Snow Day

As a university student, I don’t watch TV, and I don’t really check the weather. My life consists of typing up lectures, screenshotting slides, attending seminars and reading. Lots of reading. (Mainly reading)

Last week, I was sat in my lecture, one of my favourites of the week. It’s about regional writers and I was experiencing the literature of someone completely new for the first time. I sat enraptured for an hour and a half, expecting myself to get tired, but avid until the end.

As I left the room before the straggle of other students, I said thank you to the lecturer and pushed open the door. 

Outside of the lecture room is a wall of windows that overlook a small courtyard.
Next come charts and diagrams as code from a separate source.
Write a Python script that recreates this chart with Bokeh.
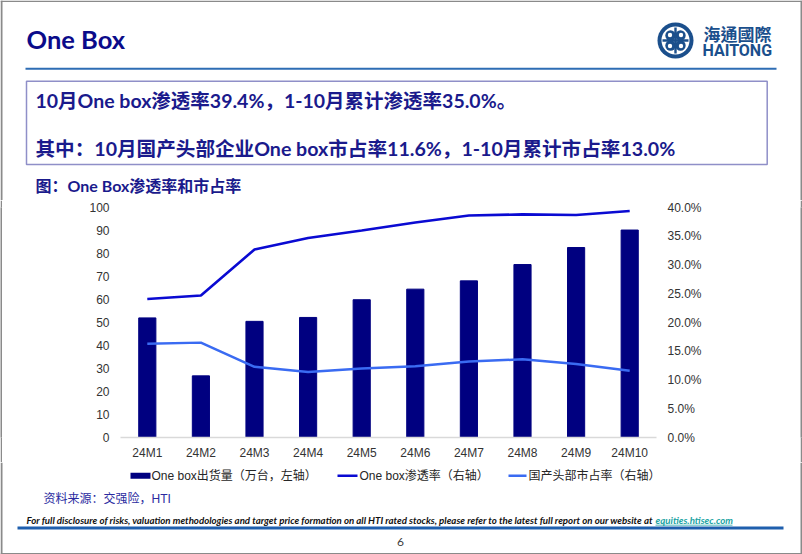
from bokeh.plotting import figure
from bokeh.layouts import column, row
from bokeh.models import (FactorRange, Range1d, LinearAxis, FixedTicker,
                          NumeralTickFormatter, ColumnDataSource)
from bokeh.core.properties import value
from bokeh.embed import file_html
from bokeh.resources import INLINE

# ---------------- data ----------------
months = ["24M1", "24M2", "24M3", "24M4", "24M5", "24M6", "24M7", "24M8", "24M9", "24M10"]
shipments = [52.0, 26.8, 50.5, 52.2, 59.9, 64.5, 68.1, 75.2, 82.6, 90.2]          # 万台
penetration = [0.241, 0.247, 0.327, 0.347, 0.360, 0.374, 0.386, 0.388, 0.387, 0.394]
domestic_share = [0.163, 0.165, 0.123, 0.114, 0.120, 0.124, 0.132, 0.136, 0.128, 0.116]
left_ticks = [0, 10, 20, 30, 40, 50, 60, 70, 80, 90, 100]
right_ticks = [0.0, 0.05, 0.10, 0.15, 0.20, 0.25, 0.30, 0.35, 0.40]
legend_labels = ["One box出货量（万台，左轴）", "One box渗透率（右轴）", "国产头部市占率（右轴）"]

W, H = 802, 554
HA, HB = 200, 262            # header / chart band heights; footer gets the rest
HC = H - HA - HB
FL, FR, FT, FB = 120, 656, 207, 437   # chart frame edges on the page
STRIP = 2

BAR = "#000080"
LINE1 = "#0A0AD2"
LINE2 = "#3A6BF2"
NAVY = "#0B0B8A"
TXT = "#1A1A8C"
GREY = "#8A8A8A"
CJK = "Lato, 'Noto Sans CJK SC'"
LEGFONT = "'Liberation Sans', 'Noto Sans CJK SC'"


def page_fig(w, h, y0):
    f = figure(width=w, height=h, x_range=Range1d(0, w), y_range=Range1d(y0 + h, y0),
               x_axis_location=None, y_axis_location=None, output_backend="svg",
               toolbar_location=None, min_border=0)
    f.min_border_left = f.min_border_right = f.min_border_top = f.min_border_bottom = 0
    f.outline_line_color = None
    f.grid.visible = False
    f.background_fill_color = "white"
    f.border_fill_color = "white"
    return f


def txt(f, x, y, s, font, size, color, style="normal", align="left"):
    f.text(x=[x], y=[y], text=[s], text_font=value(font), text_font_size=value(size),
           text_font_style=style, text_color=color, text_align=align,
           text_baseline="middle")


def box(f, l, r, t, b, fill=None, line=None, lw=1.0):
    f.quad(left=[l], right=[r], top=[t], bottom=[b],
           fill_color=fill, fill_alpha=1.0 if fill else 0.0,
           line_color=line, line_width=lw, line_alpha=1.0 if line else 0.0)


# ---------------- header ----------------
A = page_fig(W, HA, 0)
box(A, 0, W, 0, 1.5, fill=GREY)
box(A, 0, STRIP, 0, HA, fill=GREY)
box(A, W - STRIP, W, 0, HA, fill=GREY)
txt(A, 26, 38.5, "One Box", "Lato", "25.5px", NAVY, style="bold")
box(A, 25, 776, 67.3, 69.3, fill="#2E6DB4")

LOGO = "#1B4F8C"
A.circle(x=[675], y=[40], radius=18, fill_color=LOGO, line_color=None)
A.circle(x=[675], y=[40], radius=14, fill_color="white", line_color=None)
lx = [670, 680, 670, 680]
ly = [35, 35, 45, 45]
A.circle(x=lx, y=ly, radius=5.2, fill_color=LOGO, line_color=None)
A.circle(x=[669.5, 680.5, 669.5, 680.5], y=[34.5, 34.5, 45.5, 45.5], radius=2.2,
         fill_color="white", line_color=None)
box(A, 673.8, 676.2, 27, 53, fill=LOGO)
box(A, 662, 688, 38.8, 41.2, fill=LOGO)
txt(A, 703, 33, "海通國際", "Noto Sans CJK TC", "17px", LOGO, style="bold")
txt(A, 702, 50, "HAITONG", "Roboto", "16px", LOGO, style="bold")

box(A, 26, 766.7, 80.7, 164, line="#8F8FC8", lw=1.5)
txt(A, 35, 99.5, "10月One box渗透率39.4%，1-10月累计渗透率35.0%。", CJK, "19.5px", TXT, style="bold")
txt(A, 35, 147.5, "其中：10月国产头部企业One box市占率11.6%，1-10月累计市占率13.0%", CJK, "19.6px", TXT, style="bold")
txt(A, 35, 185, "图：One Box渗透率和市占率", CJK, "16px", TXT, style="bold")

# ---------------- chart ----------------
BW = W - 2 * STRIP
B = figure(width=BW, height=HB, x_range=FactorRange(*months, range_padding=0),
           y_range=Range1d(0, 100), output_backend="svg", toolbar_location=None,
           min_border_left=FL - STRIP, min_border_right=(W - STRIP) - FR,
           min_border_top=FT - HA, min_border_bottom=(HA + HB) - FB)
B.extra_y_ranges = {"pct": Range1d(0, 0.40)}
B.outline_line_color = None
B.xgrid.grid_line_color = None
B.ygrid.grid_line_color = None
B.background_fill_color = "white"
B.border_fill_color = "white"

src = ColumnDataSource(dict(m=months, s=shipments, pen=penetration, dom=domestic_share))
B.vbar(x="m", top="s", width=0.32, source=src, fill_color=BAR, line_color=BAR)
B.line(x="m", y="pen", source=src, y_range_name="pct", line_color=LINE1, line_width=2.6)
B.line(x="m", y="dom", source=src, y_range_name="pct", line_color=LINE2, line_width=2.5)

TICKFONT = "Liberation Sans"


def style_axis(ax, standoff):
    ax.major_tick_line_color = None
    ax.minor_tick_line_color = None
    ax.major_tick_out = 0
    ax.major_tick_in = 0
    ax.minor_tick_out = 0
    ax.minor_tick_in = 0
    ax.major_label_standoff = standoff
    ax.major_label_text_font = TICKFONT
    ax.major_label_text_font_size = "12px"
    ax.major_label_text_color = "#333333"


ya = B.yaxis[0]
ya.ticker = FixedTicker(ticks=left_ticks)
ya.axis_line_color = None
style_axis(ya, 11)

ra = LinearAxis(y_range_name="pct", ticker=FixedTicker(ticks=right_ticks),
                formatter=NumeralTickFormatter(format="0.0%"))
ra.axis_line_color = None
style_axis(ra, 11)
B.add_layout(ra, "right")

xa = B.xaxis[0]
xa.axis_line_color = "#D9D9D9"
xa.axis_line_width = 1.5
style_axis(xa, 8)


def strip():
    s = page_fig(STRIP, HB, HA)
    s.background_fill_color = GREY
    s.border_fill_color = GREY
    return s


# ---------------- footer ----------------
C = page_fig(W, HC, HA + HB)
y0 = HA + HB
box(C, 0, STRIP, y0, H, fill=GREY)
box(C, W - STRIP, W, y0, H, fill=GREY)
box(C, 0, W, H - 1.5, H, fill=GREY)

box(C, 130, 150, 472.3, 478.3, fill=BAR)
txt(C, 151, 475.5, legend_labels[0], LEGFONT, "12px", "#262626")
box(C, 337, 357, 474, 476.5, fill=LINE1)
txt(C, 359, 475.5, legend_labels[1], LEGFONT, "12px", "#262626")
box(C, 508, 526, 474, 476.5, fill=LINE2)
txt(C, 528, 475.5, legend_labels[2], LEGFONT, "12px", "#262626")

txt(C, 43, 498.5, "资料来源：交强险，HTI", LEGFONT, "12px", "#2A2AA0")
txt(C, 26, 519.5, "For full disclosure of risks, valuation methodologies and target price formation on all HTI rated stocks, please refer to the latest full report on our website at",
    "Lato", "9.7px", "#111111", style="bold italic")
txt(C, 655, 519.5, "equities.htisec.com", "Lato", "9.7px", "#1AA3A3", style="bold italic")
box(C, 655, 732, 524.3, 525.1, fill="#1AA3A3")
box(C, 17, 783, 526, 529, fill="#1F5FAD")
txt(C, 400, 541, "6", "Lato", "12px", "#404040", align="center")

layout = column(A, row(strip(), B, strip()), C)
open("out.html", "w").write(file_html(layout, INLINE))
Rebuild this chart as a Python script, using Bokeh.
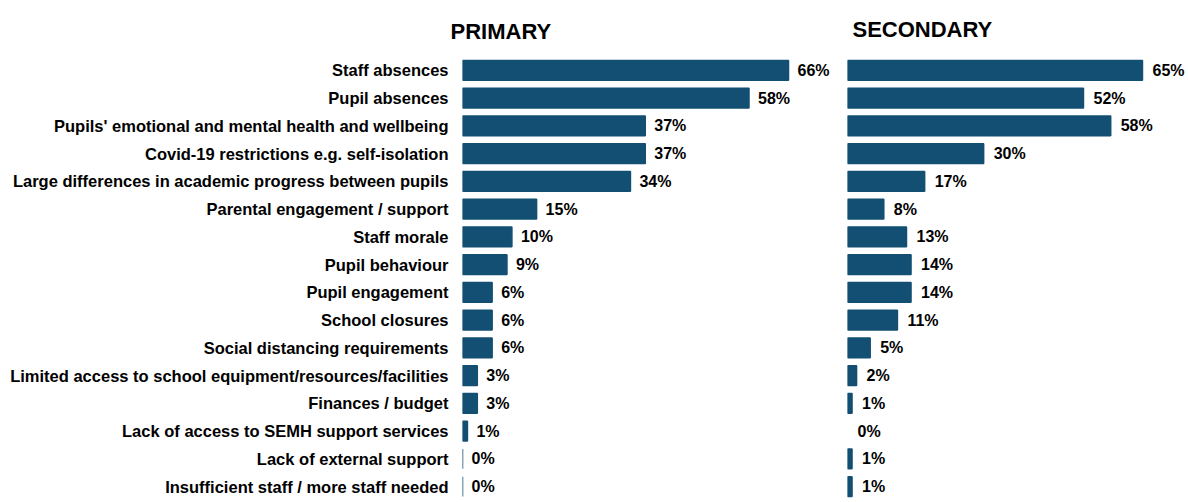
from bokeh.plotting import figure
from bokeh.models import ColumnDataSource, FactorRange
from bokeh.layouts import row
from bokeh.embed import file_html
from bokeh.resources import INLINE
from bokeh.core.properties import value

categories = [
    "Staff absences",
    "Pupil absences",
    "Pupils' emotional and mental health and wellbeing",
    "Covid-19 restrictions e.g. self-isolation",
    "Large differences in academic progress between pupils",
    "Parental engagement / support",
    "Staff morale",
    "Pupil behaviour",
    "Pupil engagement",
    "School closures",
    "Social distancing requirements",
    "Limited access to school equipment/resources/facilities",
    "Finances / budget",
    "Lack of access to SEMH support services",
    "Lack of external support",
    "Insufficient staff / more staff needed",
]
primary = [66, 58, 37, 37, 34, 15, 10, 9, 6, 6, 6, 3, 3, 1, 0, 0]
secondary = [65, 52, 58, 30, 17, 8, 13, 14, 14, 11, 5, 2, 1, 0, 1, 1]
titles = ["PRIMARY", "SECONDARY"]

BAR = "#134F73"
FONT = "Liberation Sans"
factors = list(reversed(categories))


def make_source(vals):
    return ColumnDataSource(dict(
        cat=categories,
        val=vals,
        lab=[f"{v}%" for v in vals],
        la=[1.0 if v > 0 else 0.0 for v in vals],
    ))


src1 = make_source(primary)
src2 = make_source(secondary)

H = 500
TOP = 56

p1 = figure(width=830, height=H, y_range=FactorRange(factors=factors),
            x_range=(0, 74.5), output_backend="svg", toolbar_location=None,
            min_border_left=462, min_border_right=0, min_border_top=TOP,
            min_border_bottom=0, title=titles[0])
p1.hbar(y="cat", right="val", left=0, height=0.72, source=src1,
        fill_color=BAR, line_color=BAR, line_width=1.5)
p1.text(x="val", y="cat", text="lab", source=src1, x_offset=9,
        text_baseline="middle", text_align="left",
        text_font=value(FONT), text_font_style="bold", text_font_size="16px",
        text_color="black")

p2 = figure(width=356, height=H, y_range=p1.y_range,
            x_range=(0, 74.7), output_backend="svg", toolbar_location=None,
            min_border_left=17, min_border_right=0, min_border_top=TOP,
            min_border_bottom=0, title=titles[1])
p2.hbar(y="cat", right="val", left=0, height=0.72, source=src2,
        fill_color=BAR, line_color=BAR, line_alpha="la", line_width=1.5)
p2.text(x="val", y="cat", text="lab", source=src2, x_offset=10,
        text_baseline="middle", text_align="left",
        text_font=value(FONT), text_font_style="bold", text_font_size="16px",
        text_color="black")

for p in (p1, p2):
    p.outline_line_color = None
    p.xgrid.visible = False
    p.ygrid.visible = False
    p.xaxis.visible = False
    p.title.text_font = FONT
    p.title.text_font_style = "bold"
    p.title.text_font_size = "22px"
    p.title.text_color = "black"
    p.title.align = "left"

p1.title.offset = -12
p1.title.standoff = 26
p2.title.offset = 5
p2.title.standoff = 26
p2.title.vertical_align = "top"

p2.yaxis.visible = False
ax = p1.yaxis[0]
ax.axis_line_color = None
ax.major_tick_line_color = None
ax.minor_tick_line_color = None
ax.major_tick_out = 0
ax.major_tick_in = 0
ax.major_label_standoff = 14
ax.major_label_text_font = FONT
ax.major_label_text_font_style = "bold"
ax.major_label_text_font_size = "16.5px"
ax.major_label_text_color = "black"

layout = row(p1, p2)
open("out.html", "w").write(file_html(layout, INLINE))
The trees are usually bent against the cold wind, and the grass is a bit withered, huddled together waiting for spring. As I looked up, everyone waiting for their lectures was looking out of the window. 

My mouth falls open and I slow down. Snow.

I was like a child again. I feel the excitement grip my ankles and I almost want to sprint to the door. I remind myself that I am in fact 20, not 6, years old and I should not be this excited for frozen liquid.

But I am. 

When I step outside I laugh and lift my face to the sky as if I am the only person in the world who can experience this. I had forgotten what it felt like to feel that sharp cold hit my face, only to slip away leaving your skin flushed.

The snowflakes fell thick and fast, and I don’t even know how to handle myself. I had never seen snow like it. The flakes looked dark against the white sky. 

The snow took me completely by surprise. I was slipping and sliding down the pavement, laughing at my poor choice of foot wear, and breathlessly happy. 

I walked through the botanical garden and sent messages to my family. I had never felt further away than in that moment. The snow has a beautiful effect on the world. 

The world slows down, cars stop running, people stay inside, and footsteps are blanketed. The world sounds different, more muffled. Like you could say anything and it would disappear without consequence. 

The snowflakes began to wet my hair, and I began to think about the last time I had seen snow. For me then, it meant so much worse. The snowflakes were black with fear, nervousness and dread. It meant organising and planning “worst case scenario” for Mum. It felt like it was us against Mother Nature.

Yet for the first time, I just let it go. I let the snow dampen and tangle my hair without delving into myself and cutting open old wounds. I just let myself experience this new blanketed world without any hint of the old pain I used to hold so close. 

I was simply happy. Happy without a cost. Happy without guilt. 

Eventually amidst my wonderings I became aware that my hands were frozen, so I hurried to the nearest costa and ordered a Chai Latte. It defrosted my hands, and I watched the snow flurry. I did not need to worry anymore.

All I needed to do in that moment, was sit. Watch the snow. Drink my latte. And Breathe.


Taken on the iPhone 7+

11 thoughts on “Snow Day

  1. Lovely to read of you enjoying beautiful moments in the present compared to the painful memories of the not too distant past. The photos are gorgeous.

  2. As much as some of us grumble about the ‘work’ associated with snow – cleaning off vehicles, shoveling sidewalks, staring at mounds of dirty snow paved into mountains at road’s edges – there is something in fresh falling snow that feels clean and pure as it blankets the world with white. We are amiss if we don’t stop and just be in the moment of its beauty. Congrats on letting your Inner Child have those much needed moments!